Sebagai karyawan, saya juga sering berhadapan dengan berbagai transaksi dan janji, baik secara lisan maupun tertulis, yang kadang tidak dihargai begitu saja. Saya belajar bahwa penting untuk selalu mendokumentasikan setiap kesepakatan, walaupun hanya sebatas pesan singkat atau bukti transfer uang. Hal ini untuk melindungi diri kita sendiri apabila suatu saat terjadi wanprestasi, yakni ketika pihak yang berjanji tidak menepati komitmennya.

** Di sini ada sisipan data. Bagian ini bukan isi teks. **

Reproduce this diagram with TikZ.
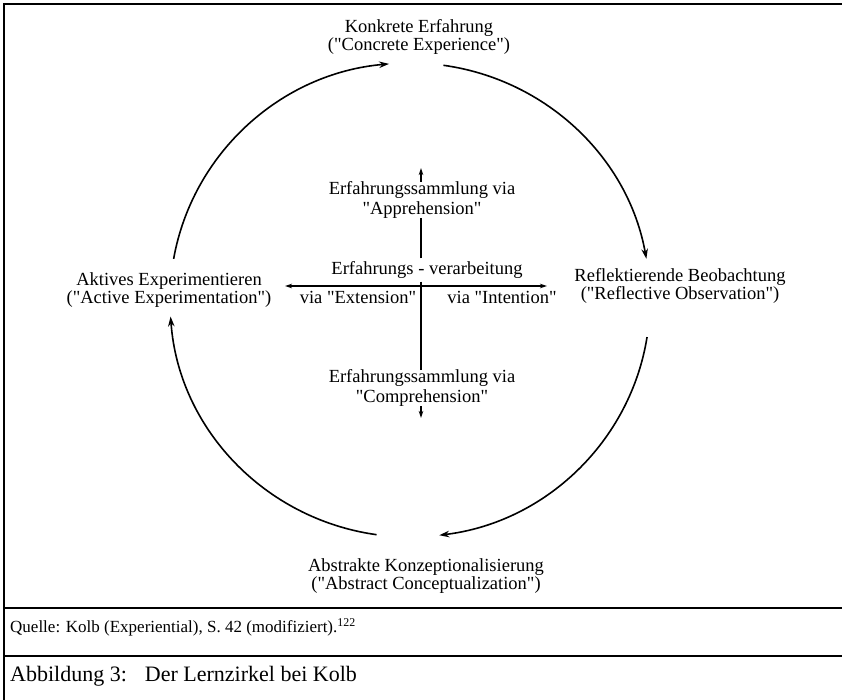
\documentclass[tikz,border=0pt]{standalone}
\usepackage{fontspec}
\setmainfont{Liberation Serif}
\usetikzlibrary{arrows.meta}
% straight double quote, kept out of the TeX ligature mapping
\newcommand{\dq}{\XeTeXglyph\XeTeXcharglyph"22\relax}

\begin{document}
\begin{tikzpicture}[
    x			= 1pt,
    y			= 1pt,
    >={Stealth[length=10pt, width=6.5pt]},
    stage/.style	= {align=center, inner sep=0pt, font=\fontsize{18.5}{18.5}\selectfont},
    via/.style		= {align=center, inner sep=0pt, font=\fontsize{18.5}{19.5}\selectfont},
    ring/.style		= {line width=1.6pt, ->},
    axis/.style		= {line width=1.2pt},
    small/.style	= {-{Stealth[length=7pt, width=4.5pt]}},
    rule/.style		= {line width=1.2pt}
  ]
\useasboundingbox (0,0) rectangle (842,700);
% frame
\draw[rule] (4,0) -- (4,696) -- (842,696);
\draw[rule] (4,92) -- (842,92);
\draw[rule] (4,44) -- (842,44);
% stages
\node[stage] (ke) at (419,663) {Konkrete Erfahrung\\(\dq Concrete Experience\dq)};
\node[stage] (rb) at (680,414) {Reflektierende Beobachtung\\(\dq Reflective Observation\dq)};
\node[stage] (ak) at (426,124) {Abstrakte Konzeptionalisierung\\(\dq Abstract Conceptualization\dq)};
\node[stage] (ae) at (169,410) {Aktives Experimentieren\\(\dq Active Experimentation\dq)};
% cycle
\coordinate (c) at (410,400);
\draw[ring] ([shift={(170:240 and 237)}]c) arc[start angle=170, end angle=95, x radius=240pt, y radius=237pt];
\draw[ring] ([shift={(82:240 and 237)}]c) arc[start angle=82, end angle=10, x radius=240pt, y radius=237pt];
\draw[ring] ([shift={(-9:240 and 237)}]c) arc[start angle=-9, end angle=-83, x radius=240pt, y radius=237pt];
\draw[ring] ([shift={(-98:240 and 237)}]c) arc[start angle=-98, end angle=-176, x radius=240pt, y radius=237pt];
% cross in the middle
\coordinate (hub) at (421,414);
\coordinate (west) at (285,414);
\coordinate (east) at (547,414);
\coordinate (up) at (421,532);
\coordinate (down) at (421,282);
\node[via, outer ysep=3pt] (verarb) at (427,430) {Erfahrungs - verarbeitung};
\node[via] (app) at (422,500) {Erfahrungssammlung via\\\dq Apprehension\dq};
\node[via] (comp) at (422,312) {Erfahrungssammlung via\\\dq Comprehension\dq};
\node[via] (ext) at (358,403) {via \dq Extension\dq};
\node[via] (int) at (502,403) {via \dq Intention\dq};
\draw[axis, <->, >={Stealth[length=7pt, width=4.5pt]}] (west) -- (east);
\draw[axis] (verarb.south -| hub) -- (comp.north -| hub);
\draw[axis] (verarb.north -| hub) -- (app.south -| hub);
\draw[axis, small] (app.north -| hub) -- (up);
\draw[axis, small] (comp.south -| hub) -- (down);
% source and caption
\node[anchor=base west, inner sep=0pt, font=\fontsize{17}{20}\selectfont] (source) at (10,67) {Quelle: Kolb (Experiential), S. 42 (modifiziert).\textsuperscript{122}};
\node[anchor=base west, inner sep=0pt, font=\fontsize{22}{24}\selectfont] (caption) at (10,18) {Abbildung 3:\hspace{18pt}Der Lernzirkel bei Kolb};
\end{tikzpicture}
\end{document}
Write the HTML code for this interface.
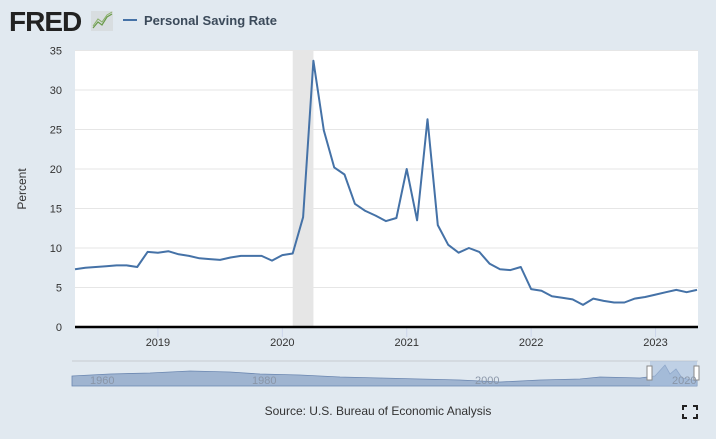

Kesadaran hukum seperti ini penting, bukan hanya untuk orang yang bekerja di bidang hukum, tetapi untuk semua orang, terutama yang terlibat dalam transaksi informal atau hubungan sosial sehari-hari. Membangun kebiasaan untuk menulis bukti perjanjian atau setidaknya menyimpan percakapan bisa menjadi langkah penting untuk melindungi diri.
Sebagai mahasiswa hukum yang juga merasakan kehidupan kerja sebagai operator, saya yakin bahwa hukum perikatan bukanlah hal yang harus dipelajari hanya di ruang sidang. Ini adalah bagian dari kehidupan kita sehari-hari. Dengan memahami hak dan kewajiban, kita bisa menjalani hidup dengan lebih adil, meski hanya melalui janji sederhana yang tampaknya sepele.